400 Views Asked by At

In a related question I had some good help to generate possible combinations of a set or variables.

Assume the output of that process is

combo_tbl <- sdf_copy_to(sc = sc,
                     x = data.frame(
                       combo_id = c("combo1", "combo2", "combo3"),
                       selection_1 = c("Alice", "Alice", "Bob"),
                       selection_2 = c("Bob", "Cat", "Cat")
                     ),
                     name = "combo_table")

This is a tbl reference to a spark data frame object with two columns, each representing a selection of 2 values from a list of 3 (Alice, Bob, Cat), that could be imagined as 3 members of a household.

Now there is also a spark data frame with a binary encoding indicating a 1 if the member of the house was in the house, and 0 where they were not.

obs_tbl <- sdf_copy_to(sc = sc,
                   x = data.frame(
                     obs_day = c("Mon", "Tue", "Wed", "Thu", "Fri", "Sat", "Sun"),
                     Alice = c(1, 1, 0, 1, 0, 1, 0),
                     Bob = c(1, 1, 1, 0, 0, 0, 0),
                     Cat = c(0, 1, 1, 1, 1, 0, 0)
                   ),
                   name = "obs_table")

I can relatively simply check if a specific pair were present in the house with this code:

obs_tbl %>%
  group_by(Alice, Bob) %>%
  summarise(n())

However, there are 2 flaws with this approach.

  1. Each pair is being put in manually, when every combination I need to check is already in combo_tbl.
  2. The output automatically outputs the intersection of every combination. i.e.
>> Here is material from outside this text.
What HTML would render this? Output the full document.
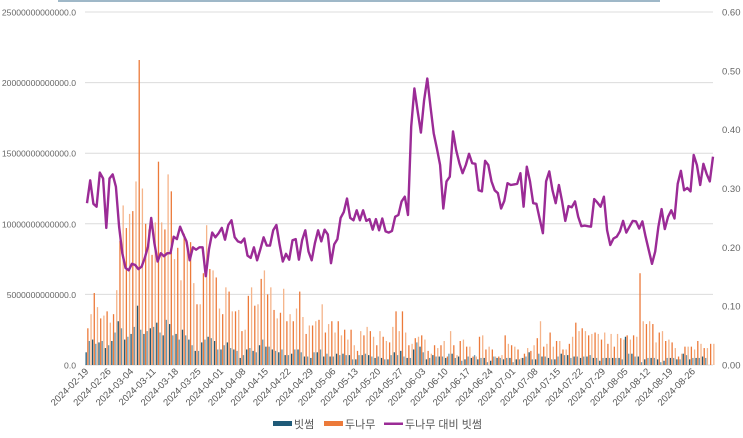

I get the count of values where both Alice and Bob == 1, but also where Alice ==1 and Bob == 0, Alice == 0 and Bob ==1, etc.

The ideal end result would be an output like so:

Alice | Bob | 2
Alice | Cat | 2
Bob   | Cat | 2

i.e. The count of co-habitation days per pair.

A perfect solution would allow simple modification to change the number of selection within the combination to increase. i.e. each combo_id may have 3 or greater selections, from a larger list than the one given.

So, is it possible on sparklyr to pass a vector of pairs that are iterated through? How do I only check for where both of my selections are present? Instead of a vectorised group_by should I use a vectorised filter?

I've read about quosures and standard evaluation in the tidyverse. Is that the solution to this if running locally? And if so is this supported by spark?

For reference, I have a relatively similar solution using data.table that can be run on a single-machine, non-spark context. Some pseudo code:

combo_dt[, obs_dt[get(tolower(selection_1)) == "1" &
                  get(tolower(selection_2)) == "1"
                          , .N], by = combo_id]

This nested process effectively splits each combination into it's own sub-table: by = combo_id, and then for that sub-table filters where selection_1 and selection_2 are 1, and then applies .N to count the rows in that sub-table, and then aggregates the output.

0

There are 0 best solutions below